Un groupe de modérateurs de contenu ghanéens a décidé de poursuivre Meta, la société mère de Facebook, pour des conditions de travail jugées insupportables. Selon une enquête du Guardian, les employés, engagés par un sous-traitant à Accra, dénoncent une exposition constante à des contenus explicites, notamment des scènes de meurtres, de violences et de maltraitance d’enfants, des images traumatisantes ayant engendré des troubles psychologiques graves. De nombreux modérateurs ont indiqué souffrir de dépression, d’anxiété, d’insomnie, et même de toxicomanie en raison de cette surcharge émotionnelle.
Les poursuites en cours portent sur deux principaux axes. La première action en justice vise à obtenir réparation pour les préjudices psychologiques causés par l’exposition quotidienne à des contenus violents. La seconde action concerne un licenciement abusif après la tentative de suicide d’un modérateur, un drame qui met en lumière les dangers liés à ce travail. Selon les plaignants, les conditions de soutien psychologique sont largement insuffisantes, et la prise en charge des troubles mentaux reste inadaptée. En tout, jusqu’à 150 modérateurs ont exprimé leurs préoccupations concernant le manque d’assistance en santé mentale et les atteintes à leur vie privée.

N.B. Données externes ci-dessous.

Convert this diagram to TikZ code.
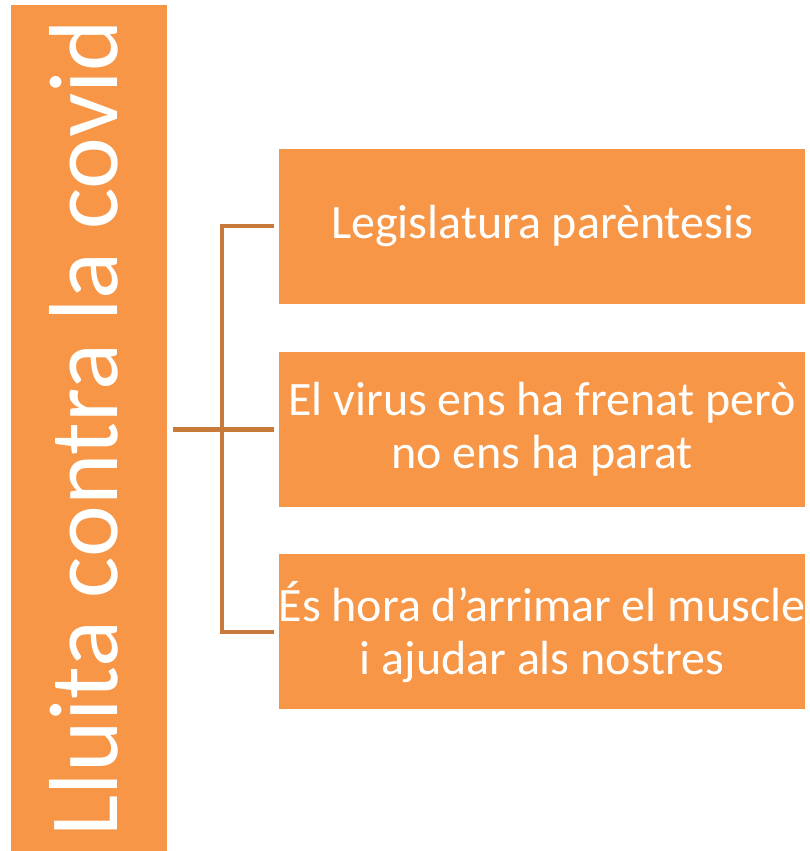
\documentclass[tikz,border=0pt]{standalone}
\usepackage{fontspec}
\setmainfont{Carlito}
\usetikzlibrary{positioning}

\definecolor{boxorange}{RGB}{247,150,70}
\definecolor{linkbrown}{RGB}{199,122,58}

\begin{document}
\begin{tikzpicture}[x=1pt, y=-1pt,
  titlebox/.style={fill=boxorange, text=white, rotate=90, inner sep=0pt,
    minimum width=846pt, minimum height=156pt, text height=70pt, text depth=14pt,
    font=\fontsize{98}{98}\selectfont},
  topic/.style={fill=boxorange, text=white, inner sep=0pt, align=center,
    minimum width=526pt, minimum height=155pt, font=\fontsize{48}{53}\selectfont},
  link/.style={draw=linkbrown, line width=4.5pt}]
\useasboundingbox (0,0) rectangle (809,851);

% left column
\node[titlebox] (title) at (89,428) {Lluita contra la covid};

% the three topics
\node[topic] (legis) at (542,226) {Legislatura parèntesis};
\node[topic, below=48pt of legis] (virus) {El virus ens ha frenat però\\no ens ha parat};
\node[topic, below=47pt of virus] (muscle) {És hora d’arrimar el muscle\\i ajudar als nostres};

% bracket
\coordinate (fork) at (222,428);
\draw[link] ([xshift=6pt]title.south |- virus.west) -- ([xshift=-5pt]virus.west);
\draw[link] ([xshift=-5pt]legis.west) -| (fork) |- ([xshift=-5pt]muscle.west);
\end{tikzpicture}
\end{document}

Cette situation s’inscrit dans un contexte plus large de tensions liées aux conditions de travail des modérateurs de contenu à travers le monde. Au Kenya, plus de 140 modérateurs avaient déjà été diagnostiqués avec des troubles de stress post-traumatique (TSPT), après un procès similaire. Ces employés ont décrit des effets dévastateurs sur leur santé mentale, allant des dépendances à l’alcool et aux drogues à des ruptures de relations et une peur constante pour leur sécurité. Ces événements ont attiré l’attention sur le rôle souvent invisible mais crucial des modérateurs dans la gestion des plateformes sociales mondiales, ainsi que sur les risques associés à ce travail.
Meta, de son côté, réfute les accusations. La société conteste vigoureusement les allégations de mauvais traitement, affirmant que des mesures adéquates sont prises pour garantir la santé et le bien-être de ses employés. Cependant, cette réponse n’a pas convaincu les modérateurs, qui continuent de se battre pour des conditions de travail plus humaines et une prise en charge médicale adaptée.
Les perspectives de cette affaire sont incertaines, mais elle soulève des questions cruciales sur la responsabilité des entreprises technologiques dans le bien-être de leurs employés. Alors que les poursuites juridiques se poursuivent, l’affaire pourrait avoir un impact important sur la régulation des entreprises de technologie en matière de gestion des contenus en ligne. Le cas du Ghana pourrait aussi inspirer d’autres actions en justice dans d’autres pays, où les conditions des modérateurs de contenu demeurent souvent dans l’ombre.
Cette situation soulève également des interrogations sur le modèle économique des sous-traitants employés pour gérer les contenus sur les grandes plateformes numériques. Le salaire des modérateurs, souvent inférieur au coût de la vie dans des villes comme Accra, exacerbe leur vulnérabilité et met en lumière les inégalités dans la chaîne de travail numérique mondiale. Des experts appellent à une réforme du secteur, avec des conditions de travail plus transparentes et un soutien psychologique renforcé pour ces employés souvent exposés à des traumatismes.